### Set task
Begin with the first line of the material and write out each line exactly, ending with the line that contains "y_ticks = list(range(908, 918))". Pictures are not part of the copy.

____ Dataset section

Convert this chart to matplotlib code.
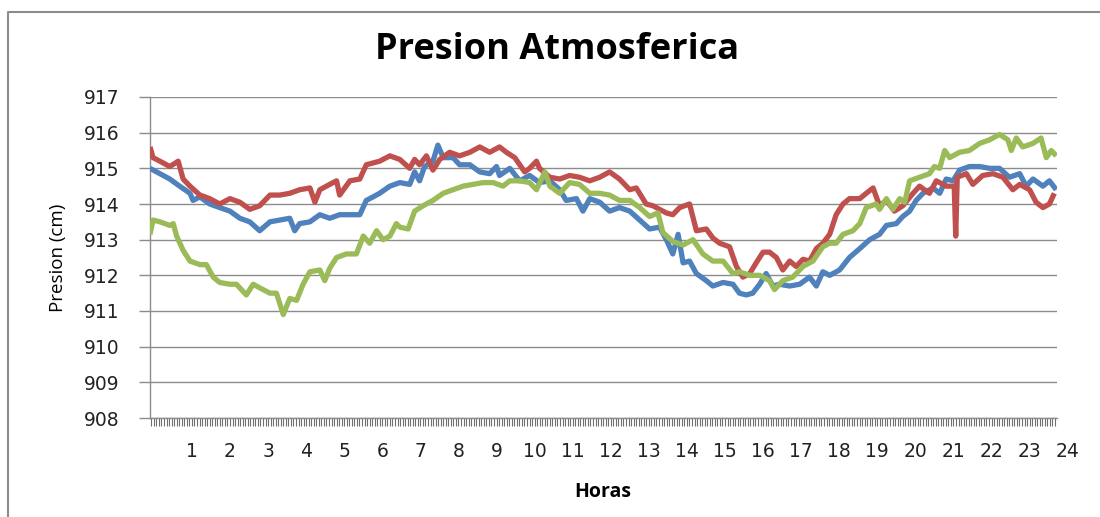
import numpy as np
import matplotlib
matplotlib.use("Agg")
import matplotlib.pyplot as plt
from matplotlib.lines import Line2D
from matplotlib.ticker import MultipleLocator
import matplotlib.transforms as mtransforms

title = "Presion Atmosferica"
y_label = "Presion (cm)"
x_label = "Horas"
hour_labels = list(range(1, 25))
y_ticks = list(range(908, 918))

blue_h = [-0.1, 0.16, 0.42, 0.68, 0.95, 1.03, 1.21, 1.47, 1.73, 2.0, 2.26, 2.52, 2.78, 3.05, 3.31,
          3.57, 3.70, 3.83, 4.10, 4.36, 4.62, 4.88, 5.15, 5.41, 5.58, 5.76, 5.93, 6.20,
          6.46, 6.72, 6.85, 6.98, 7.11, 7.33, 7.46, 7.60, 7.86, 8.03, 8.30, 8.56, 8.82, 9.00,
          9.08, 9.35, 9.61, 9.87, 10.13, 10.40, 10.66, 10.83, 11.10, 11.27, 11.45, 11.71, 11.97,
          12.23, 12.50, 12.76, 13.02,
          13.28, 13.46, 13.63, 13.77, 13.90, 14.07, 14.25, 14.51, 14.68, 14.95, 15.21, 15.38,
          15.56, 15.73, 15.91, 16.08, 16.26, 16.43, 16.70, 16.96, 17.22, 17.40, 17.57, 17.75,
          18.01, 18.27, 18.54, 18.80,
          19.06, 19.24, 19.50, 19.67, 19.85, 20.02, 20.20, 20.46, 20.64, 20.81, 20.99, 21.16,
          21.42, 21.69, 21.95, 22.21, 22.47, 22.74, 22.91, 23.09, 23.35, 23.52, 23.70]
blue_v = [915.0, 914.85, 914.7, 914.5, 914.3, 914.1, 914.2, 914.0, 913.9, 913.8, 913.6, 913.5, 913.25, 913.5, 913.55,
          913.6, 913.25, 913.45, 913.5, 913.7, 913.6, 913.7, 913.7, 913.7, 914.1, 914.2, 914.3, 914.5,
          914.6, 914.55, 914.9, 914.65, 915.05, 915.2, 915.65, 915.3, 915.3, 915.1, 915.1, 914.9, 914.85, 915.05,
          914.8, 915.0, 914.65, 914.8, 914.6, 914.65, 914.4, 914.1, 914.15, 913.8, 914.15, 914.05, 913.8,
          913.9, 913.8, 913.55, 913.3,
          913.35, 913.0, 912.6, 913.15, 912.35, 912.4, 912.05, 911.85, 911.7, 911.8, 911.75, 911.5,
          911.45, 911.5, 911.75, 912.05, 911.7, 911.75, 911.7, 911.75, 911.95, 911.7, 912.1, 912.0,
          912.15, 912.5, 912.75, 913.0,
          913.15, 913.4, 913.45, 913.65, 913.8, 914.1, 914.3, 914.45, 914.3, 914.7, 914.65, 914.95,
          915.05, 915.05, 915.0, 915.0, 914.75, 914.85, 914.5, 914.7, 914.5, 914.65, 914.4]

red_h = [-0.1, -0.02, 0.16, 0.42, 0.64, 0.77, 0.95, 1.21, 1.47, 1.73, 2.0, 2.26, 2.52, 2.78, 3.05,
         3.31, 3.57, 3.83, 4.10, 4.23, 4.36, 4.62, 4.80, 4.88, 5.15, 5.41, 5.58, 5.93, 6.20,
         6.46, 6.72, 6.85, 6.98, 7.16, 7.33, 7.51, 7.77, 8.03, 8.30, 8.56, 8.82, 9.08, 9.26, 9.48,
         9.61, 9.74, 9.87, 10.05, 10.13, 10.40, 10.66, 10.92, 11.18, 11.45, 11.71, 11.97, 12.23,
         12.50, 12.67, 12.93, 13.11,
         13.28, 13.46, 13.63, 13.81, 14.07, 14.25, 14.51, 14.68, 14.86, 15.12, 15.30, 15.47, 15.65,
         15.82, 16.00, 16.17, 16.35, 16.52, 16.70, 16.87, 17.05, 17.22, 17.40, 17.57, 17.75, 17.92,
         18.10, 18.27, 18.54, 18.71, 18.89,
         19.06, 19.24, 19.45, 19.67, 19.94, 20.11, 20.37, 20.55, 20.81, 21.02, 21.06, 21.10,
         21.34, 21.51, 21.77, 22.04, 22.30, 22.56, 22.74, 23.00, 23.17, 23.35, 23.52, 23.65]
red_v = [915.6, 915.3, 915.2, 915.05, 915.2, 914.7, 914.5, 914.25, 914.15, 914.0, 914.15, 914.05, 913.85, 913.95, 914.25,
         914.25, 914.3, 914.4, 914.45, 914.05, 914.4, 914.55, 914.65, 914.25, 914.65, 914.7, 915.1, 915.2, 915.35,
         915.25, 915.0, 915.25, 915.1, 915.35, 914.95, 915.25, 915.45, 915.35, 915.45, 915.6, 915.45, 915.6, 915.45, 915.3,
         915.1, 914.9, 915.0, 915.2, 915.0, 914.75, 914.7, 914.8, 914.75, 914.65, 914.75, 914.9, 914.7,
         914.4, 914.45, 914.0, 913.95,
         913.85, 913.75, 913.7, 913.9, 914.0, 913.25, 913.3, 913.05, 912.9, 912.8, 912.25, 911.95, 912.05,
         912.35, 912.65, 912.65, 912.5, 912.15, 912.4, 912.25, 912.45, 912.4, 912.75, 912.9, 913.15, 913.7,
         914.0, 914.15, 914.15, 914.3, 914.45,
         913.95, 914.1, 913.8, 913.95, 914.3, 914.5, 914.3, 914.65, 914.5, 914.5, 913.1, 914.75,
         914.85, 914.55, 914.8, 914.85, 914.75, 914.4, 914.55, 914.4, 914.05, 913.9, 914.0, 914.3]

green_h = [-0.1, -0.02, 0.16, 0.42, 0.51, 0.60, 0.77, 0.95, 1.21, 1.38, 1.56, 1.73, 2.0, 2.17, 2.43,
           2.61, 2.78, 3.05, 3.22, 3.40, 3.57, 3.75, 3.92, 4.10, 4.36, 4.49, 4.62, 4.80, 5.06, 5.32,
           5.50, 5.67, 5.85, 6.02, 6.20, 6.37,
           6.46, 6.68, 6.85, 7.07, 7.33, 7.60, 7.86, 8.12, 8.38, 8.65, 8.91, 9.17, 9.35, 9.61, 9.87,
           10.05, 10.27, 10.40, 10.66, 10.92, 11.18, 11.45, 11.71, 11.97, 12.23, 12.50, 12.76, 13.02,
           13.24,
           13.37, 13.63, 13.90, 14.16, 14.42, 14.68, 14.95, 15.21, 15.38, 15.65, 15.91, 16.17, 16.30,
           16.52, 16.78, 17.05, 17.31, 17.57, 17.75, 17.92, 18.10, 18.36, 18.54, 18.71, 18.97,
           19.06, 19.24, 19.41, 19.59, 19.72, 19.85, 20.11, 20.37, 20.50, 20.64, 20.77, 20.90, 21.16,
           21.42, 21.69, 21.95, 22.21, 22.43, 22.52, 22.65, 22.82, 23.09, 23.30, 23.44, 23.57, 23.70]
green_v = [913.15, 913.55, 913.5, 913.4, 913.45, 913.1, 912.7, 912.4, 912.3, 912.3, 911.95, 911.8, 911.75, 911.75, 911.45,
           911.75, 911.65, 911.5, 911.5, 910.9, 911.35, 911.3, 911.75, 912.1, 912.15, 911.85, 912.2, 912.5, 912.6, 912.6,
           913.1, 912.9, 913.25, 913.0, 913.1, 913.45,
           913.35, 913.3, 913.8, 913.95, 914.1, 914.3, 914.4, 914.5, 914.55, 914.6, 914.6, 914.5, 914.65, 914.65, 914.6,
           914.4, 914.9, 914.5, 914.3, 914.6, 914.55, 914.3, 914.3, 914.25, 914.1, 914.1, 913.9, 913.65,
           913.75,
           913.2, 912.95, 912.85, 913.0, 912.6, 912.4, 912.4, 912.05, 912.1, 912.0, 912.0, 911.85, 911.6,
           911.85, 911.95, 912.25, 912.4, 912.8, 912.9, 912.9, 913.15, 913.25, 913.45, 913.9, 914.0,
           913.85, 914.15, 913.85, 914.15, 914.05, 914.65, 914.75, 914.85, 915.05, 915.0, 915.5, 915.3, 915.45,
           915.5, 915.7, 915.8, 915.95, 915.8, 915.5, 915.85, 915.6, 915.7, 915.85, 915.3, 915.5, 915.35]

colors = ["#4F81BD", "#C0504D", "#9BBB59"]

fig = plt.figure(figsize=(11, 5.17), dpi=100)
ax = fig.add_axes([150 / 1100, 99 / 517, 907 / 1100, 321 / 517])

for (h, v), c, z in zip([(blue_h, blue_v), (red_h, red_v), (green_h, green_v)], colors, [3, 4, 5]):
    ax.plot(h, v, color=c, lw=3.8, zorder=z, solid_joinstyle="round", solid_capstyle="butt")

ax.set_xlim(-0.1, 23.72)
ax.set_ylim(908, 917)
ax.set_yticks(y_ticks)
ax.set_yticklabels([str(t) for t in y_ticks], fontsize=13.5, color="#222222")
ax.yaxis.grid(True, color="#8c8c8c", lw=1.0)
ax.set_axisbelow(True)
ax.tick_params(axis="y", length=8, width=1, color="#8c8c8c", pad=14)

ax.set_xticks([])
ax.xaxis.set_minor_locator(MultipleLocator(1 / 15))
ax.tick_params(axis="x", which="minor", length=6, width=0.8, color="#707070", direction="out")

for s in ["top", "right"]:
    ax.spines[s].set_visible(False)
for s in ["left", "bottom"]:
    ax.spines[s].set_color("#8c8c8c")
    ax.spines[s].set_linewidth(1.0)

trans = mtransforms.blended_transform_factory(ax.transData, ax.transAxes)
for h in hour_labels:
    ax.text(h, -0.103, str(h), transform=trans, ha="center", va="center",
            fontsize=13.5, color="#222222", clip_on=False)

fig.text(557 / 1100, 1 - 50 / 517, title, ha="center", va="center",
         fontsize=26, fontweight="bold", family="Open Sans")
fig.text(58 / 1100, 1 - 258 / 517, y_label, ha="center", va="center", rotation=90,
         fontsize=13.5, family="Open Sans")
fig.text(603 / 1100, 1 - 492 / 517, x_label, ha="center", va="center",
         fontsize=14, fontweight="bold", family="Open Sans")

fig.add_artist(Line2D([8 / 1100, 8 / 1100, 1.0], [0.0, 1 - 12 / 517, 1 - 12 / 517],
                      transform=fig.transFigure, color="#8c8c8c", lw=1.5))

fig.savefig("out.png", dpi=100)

________

### Task result
Convert this chart to matplotlib code.
import numpy as np
import matplotlib
matplotlib.use("Agg")
import matplotlib.pyplot as plt
from matplotlib.lines import Line2D
from matplotlib.ticker import MultipleLocator
import matplotlib.transforms as mtransforms

title = "Presion Atmosferica"
y_label = "Presion (cm)"
x_label = "Horas"
hour_labels = list(range(1, 25))
y_ticks = list(range(908, 918))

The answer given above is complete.